- [PROBLEM REQUIREMENTS]:
Give the number of lines in the entries that contain "React". State only the count.

──────── DATA TO USE

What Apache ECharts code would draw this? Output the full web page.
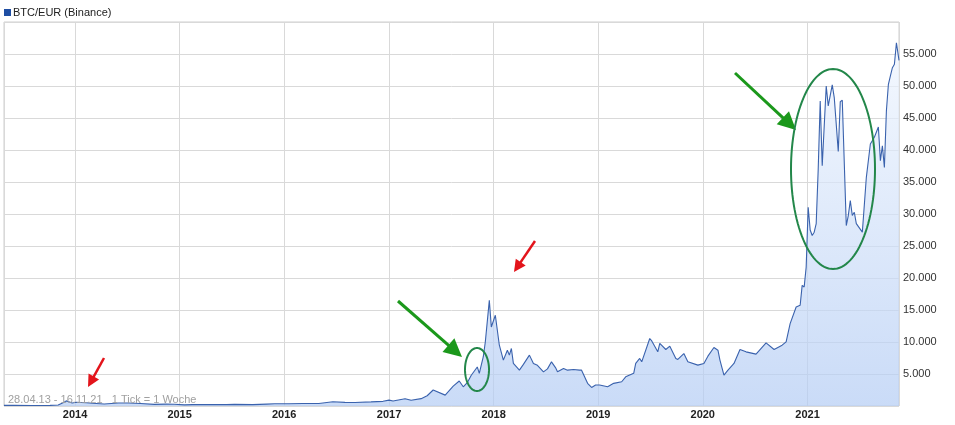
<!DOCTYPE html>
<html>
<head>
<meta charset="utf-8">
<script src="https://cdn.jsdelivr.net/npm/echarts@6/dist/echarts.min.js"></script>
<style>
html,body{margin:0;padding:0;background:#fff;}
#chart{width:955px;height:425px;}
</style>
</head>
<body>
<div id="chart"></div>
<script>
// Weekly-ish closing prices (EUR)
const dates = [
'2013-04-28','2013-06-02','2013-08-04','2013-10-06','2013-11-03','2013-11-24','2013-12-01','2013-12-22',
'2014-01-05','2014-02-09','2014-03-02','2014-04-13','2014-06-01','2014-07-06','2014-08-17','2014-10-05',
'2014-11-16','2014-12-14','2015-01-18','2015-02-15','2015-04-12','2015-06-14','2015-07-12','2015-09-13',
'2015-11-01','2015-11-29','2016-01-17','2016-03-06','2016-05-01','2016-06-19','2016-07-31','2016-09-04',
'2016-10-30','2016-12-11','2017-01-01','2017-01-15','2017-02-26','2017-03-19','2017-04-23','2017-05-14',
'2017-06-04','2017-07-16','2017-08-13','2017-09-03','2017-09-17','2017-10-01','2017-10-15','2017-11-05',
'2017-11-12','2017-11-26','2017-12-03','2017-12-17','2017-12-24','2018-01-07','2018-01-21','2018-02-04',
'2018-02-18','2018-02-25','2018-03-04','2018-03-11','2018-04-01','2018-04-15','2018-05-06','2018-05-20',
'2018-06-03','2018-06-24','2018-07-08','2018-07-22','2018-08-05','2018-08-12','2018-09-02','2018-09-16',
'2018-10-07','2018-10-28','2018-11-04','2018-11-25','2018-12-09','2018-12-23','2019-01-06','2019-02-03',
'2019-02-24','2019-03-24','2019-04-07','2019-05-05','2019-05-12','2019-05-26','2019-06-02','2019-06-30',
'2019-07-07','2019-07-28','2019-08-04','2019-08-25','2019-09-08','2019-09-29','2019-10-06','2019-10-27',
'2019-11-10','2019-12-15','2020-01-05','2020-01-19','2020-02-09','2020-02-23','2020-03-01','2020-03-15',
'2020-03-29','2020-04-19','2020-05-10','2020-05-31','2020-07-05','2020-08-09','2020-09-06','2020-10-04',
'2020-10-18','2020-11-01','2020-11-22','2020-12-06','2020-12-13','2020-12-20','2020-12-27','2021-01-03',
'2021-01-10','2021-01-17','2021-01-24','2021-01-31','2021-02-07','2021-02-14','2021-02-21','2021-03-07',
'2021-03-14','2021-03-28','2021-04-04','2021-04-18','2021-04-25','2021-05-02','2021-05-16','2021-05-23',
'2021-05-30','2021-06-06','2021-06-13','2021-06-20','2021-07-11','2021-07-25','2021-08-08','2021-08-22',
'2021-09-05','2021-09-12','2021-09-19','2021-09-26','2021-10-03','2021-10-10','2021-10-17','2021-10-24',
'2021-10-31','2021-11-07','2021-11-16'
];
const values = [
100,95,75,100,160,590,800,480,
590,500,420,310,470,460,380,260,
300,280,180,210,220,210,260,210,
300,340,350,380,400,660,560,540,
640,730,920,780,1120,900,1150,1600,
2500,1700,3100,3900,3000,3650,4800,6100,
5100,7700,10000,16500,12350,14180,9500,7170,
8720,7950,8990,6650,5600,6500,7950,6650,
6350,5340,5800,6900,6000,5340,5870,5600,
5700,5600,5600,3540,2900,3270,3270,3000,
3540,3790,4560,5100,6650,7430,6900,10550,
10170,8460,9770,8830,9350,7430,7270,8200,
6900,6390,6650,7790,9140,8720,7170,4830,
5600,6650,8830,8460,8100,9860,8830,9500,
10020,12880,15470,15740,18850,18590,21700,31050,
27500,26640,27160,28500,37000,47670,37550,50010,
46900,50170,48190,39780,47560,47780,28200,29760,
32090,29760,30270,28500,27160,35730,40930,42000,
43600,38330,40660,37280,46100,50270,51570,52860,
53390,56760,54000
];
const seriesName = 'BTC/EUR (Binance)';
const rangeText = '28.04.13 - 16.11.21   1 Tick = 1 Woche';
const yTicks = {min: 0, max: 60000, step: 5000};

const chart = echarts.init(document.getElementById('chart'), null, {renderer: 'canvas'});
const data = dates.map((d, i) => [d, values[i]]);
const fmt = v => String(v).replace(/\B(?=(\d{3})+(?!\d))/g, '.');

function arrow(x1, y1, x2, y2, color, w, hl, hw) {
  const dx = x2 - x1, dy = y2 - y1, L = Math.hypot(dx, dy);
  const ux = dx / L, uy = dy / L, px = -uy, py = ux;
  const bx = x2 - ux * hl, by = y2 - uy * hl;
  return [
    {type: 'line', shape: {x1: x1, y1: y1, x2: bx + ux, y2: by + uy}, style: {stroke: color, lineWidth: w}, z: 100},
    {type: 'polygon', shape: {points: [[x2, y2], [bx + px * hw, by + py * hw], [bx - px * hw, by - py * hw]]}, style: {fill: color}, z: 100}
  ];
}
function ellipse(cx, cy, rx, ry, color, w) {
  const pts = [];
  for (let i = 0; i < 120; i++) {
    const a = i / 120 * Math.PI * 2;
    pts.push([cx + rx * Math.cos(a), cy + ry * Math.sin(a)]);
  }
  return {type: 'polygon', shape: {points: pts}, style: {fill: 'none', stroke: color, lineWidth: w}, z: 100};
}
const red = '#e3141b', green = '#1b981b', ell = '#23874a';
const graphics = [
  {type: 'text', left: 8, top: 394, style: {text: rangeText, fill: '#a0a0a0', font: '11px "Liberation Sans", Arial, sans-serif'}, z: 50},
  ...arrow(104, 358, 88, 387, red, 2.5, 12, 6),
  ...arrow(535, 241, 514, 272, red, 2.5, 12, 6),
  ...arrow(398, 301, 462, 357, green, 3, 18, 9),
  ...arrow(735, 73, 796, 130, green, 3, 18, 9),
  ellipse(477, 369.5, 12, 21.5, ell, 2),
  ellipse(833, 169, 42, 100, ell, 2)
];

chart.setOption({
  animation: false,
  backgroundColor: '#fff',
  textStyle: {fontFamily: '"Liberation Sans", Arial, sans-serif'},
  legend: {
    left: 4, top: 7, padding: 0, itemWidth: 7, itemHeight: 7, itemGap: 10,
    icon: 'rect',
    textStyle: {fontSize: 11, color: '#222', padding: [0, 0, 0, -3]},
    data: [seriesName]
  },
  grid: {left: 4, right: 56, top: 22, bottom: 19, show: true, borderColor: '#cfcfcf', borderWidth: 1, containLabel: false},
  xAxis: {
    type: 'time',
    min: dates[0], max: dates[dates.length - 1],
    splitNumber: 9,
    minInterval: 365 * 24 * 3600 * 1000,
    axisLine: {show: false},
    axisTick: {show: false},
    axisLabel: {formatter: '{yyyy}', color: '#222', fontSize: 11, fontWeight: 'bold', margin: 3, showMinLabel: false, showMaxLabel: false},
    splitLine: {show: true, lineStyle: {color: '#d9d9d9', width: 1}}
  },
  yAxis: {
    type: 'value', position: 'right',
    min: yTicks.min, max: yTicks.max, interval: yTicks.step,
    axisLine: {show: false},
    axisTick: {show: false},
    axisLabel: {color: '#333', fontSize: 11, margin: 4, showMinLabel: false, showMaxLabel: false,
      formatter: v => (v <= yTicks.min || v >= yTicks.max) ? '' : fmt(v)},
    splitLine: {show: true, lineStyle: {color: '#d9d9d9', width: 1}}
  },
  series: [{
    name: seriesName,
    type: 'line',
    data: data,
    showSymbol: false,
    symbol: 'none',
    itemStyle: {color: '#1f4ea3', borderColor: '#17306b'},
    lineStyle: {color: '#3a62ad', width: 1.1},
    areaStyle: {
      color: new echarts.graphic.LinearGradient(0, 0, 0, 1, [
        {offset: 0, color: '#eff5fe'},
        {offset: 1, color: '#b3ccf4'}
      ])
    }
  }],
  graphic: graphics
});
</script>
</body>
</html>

────────────────
──────── DATA TO USE

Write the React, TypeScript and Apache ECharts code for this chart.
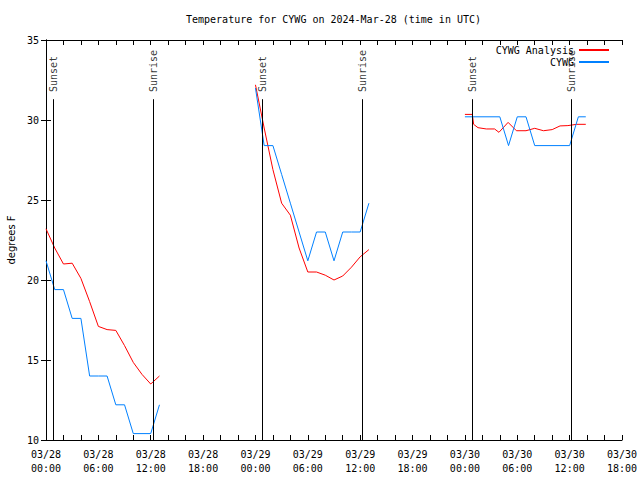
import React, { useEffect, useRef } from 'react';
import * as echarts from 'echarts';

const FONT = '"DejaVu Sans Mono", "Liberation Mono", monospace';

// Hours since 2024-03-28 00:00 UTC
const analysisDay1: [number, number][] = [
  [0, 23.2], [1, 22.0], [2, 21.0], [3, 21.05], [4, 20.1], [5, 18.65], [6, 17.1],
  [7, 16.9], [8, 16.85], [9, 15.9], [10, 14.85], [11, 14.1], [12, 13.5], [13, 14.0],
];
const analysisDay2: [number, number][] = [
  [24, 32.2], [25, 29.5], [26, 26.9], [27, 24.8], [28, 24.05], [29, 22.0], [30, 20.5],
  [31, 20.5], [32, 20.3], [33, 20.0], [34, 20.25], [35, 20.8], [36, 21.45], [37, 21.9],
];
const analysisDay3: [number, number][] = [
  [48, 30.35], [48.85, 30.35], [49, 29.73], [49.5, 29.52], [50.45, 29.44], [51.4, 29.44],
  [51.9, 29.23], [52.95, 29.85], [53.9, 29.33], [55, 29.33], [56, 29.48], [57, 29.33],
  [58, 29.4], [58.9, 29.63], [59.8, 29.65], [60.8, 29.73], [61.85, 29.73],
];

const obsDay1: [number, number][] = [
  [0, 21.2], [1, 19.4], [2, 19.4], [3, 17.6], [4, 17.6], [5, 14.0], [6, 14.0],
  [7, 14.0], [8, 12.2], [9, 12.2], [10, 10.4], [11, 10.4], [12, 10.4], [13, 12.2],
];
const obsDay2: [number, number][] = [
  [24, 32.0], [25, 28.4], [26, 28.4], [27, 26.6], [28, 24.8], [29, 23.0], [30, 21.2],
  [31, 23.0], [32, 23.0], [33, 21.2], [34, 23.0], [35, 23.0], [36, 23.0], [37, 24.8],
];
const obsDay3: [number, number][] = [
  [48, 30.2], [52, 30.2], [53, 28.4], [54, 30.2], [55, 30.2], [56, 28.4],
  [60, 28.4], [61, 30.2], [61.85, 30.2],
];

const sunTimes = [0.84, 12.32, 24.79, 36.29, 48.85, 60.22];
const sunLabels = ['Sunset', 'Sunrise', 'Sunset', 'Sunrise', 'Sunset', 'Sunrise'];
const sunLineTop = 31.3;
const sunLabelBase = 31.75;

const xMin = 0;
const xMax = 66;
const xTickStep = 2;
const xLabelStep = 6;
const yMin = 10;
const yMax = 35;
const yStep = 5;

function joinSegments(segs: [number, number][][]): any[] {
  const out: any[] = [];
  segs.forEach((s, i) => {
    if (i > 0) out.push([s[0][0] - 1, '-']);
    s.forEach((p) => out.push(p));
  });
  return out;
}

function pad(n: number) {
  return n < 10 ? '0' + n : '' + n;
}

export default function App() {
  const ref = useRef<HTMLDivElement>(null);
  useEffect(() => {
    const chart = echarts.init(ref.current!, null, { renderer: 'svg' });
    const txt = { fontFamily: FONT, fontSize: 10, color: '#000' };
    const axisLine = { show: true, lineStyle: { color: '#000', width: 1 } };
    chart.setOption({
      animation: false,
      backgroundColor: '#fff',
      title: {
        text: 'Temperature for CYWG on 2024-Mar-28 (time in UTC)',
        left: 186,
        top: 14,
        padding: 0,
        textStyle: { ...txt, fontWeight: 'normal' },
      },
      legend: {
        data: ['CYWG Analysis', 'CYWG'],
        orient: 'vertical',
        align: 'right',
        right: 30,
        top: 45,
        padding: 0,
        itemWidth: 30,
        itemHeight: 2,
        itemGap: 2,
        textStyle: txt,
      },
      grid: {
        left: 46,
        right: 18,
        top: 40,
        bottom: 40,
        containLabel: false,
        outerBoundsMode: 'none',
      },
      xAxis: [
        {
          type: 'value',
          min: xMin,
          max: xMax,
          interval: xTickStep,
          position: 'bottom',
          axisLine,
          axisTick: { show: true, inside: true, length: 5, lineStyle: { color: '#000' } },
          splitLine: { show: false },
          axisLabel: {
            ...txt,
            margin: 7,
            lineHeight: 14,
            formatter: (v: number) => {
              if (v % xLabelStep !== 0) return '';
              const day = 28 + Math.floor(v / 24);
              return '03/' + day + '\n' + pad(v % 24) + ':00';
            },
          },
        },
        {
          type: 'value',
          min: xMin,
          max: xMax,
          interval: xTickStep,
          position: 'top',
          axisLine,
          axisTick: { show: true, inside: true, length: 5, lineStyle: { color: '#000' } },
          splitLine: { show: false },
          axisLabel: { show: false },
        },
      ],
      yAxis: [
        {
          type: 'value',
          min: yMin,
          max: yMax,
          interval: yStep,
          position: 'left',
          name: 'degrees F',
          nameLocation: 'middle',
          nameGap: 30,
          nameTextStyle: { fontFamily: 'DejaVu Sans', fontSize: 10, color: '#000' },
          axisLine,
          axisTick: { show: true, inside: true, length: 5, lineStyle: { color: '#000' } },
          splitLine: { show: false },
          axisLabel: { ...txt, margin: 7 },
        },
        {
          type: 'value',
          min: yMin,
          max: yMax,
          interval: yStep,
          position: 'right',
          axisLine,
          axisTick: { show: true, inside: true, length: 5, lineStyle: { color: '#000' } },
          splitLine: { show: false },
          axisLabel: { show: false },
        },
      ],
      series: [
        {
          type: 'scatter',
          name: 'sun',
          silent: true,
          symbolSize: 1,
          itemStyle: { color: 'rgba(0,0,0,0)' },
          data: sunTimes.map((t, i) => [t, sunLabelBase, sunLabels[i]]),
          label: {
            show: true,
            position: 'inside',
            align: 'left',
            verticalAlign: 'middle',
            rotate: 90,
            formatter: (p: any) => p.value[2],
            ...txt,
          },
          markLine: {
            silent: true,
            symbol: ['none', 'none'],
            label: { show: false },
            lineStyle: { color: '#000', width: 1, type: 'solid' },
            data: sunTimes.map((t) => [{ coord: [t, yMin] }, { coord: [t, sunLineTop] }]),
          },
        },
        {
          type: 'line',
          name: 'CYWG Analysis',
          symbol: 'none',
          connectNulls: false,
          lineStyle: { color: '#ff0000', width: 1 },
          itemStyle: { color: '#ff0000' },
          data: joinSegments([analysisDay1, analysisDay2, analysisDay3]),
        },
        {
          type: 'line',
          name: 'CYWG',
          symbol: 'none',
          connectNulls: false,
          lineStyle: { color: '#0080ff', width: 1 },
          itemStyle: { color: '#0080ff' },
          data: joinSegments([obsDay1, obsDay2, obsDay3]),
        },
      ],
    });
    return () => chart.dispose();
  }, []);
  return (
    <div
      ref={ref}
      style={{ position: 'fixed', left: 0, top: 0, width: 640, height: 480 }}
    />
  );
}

────────────────

- [OUTPUT OF THE EXERCISE]:
2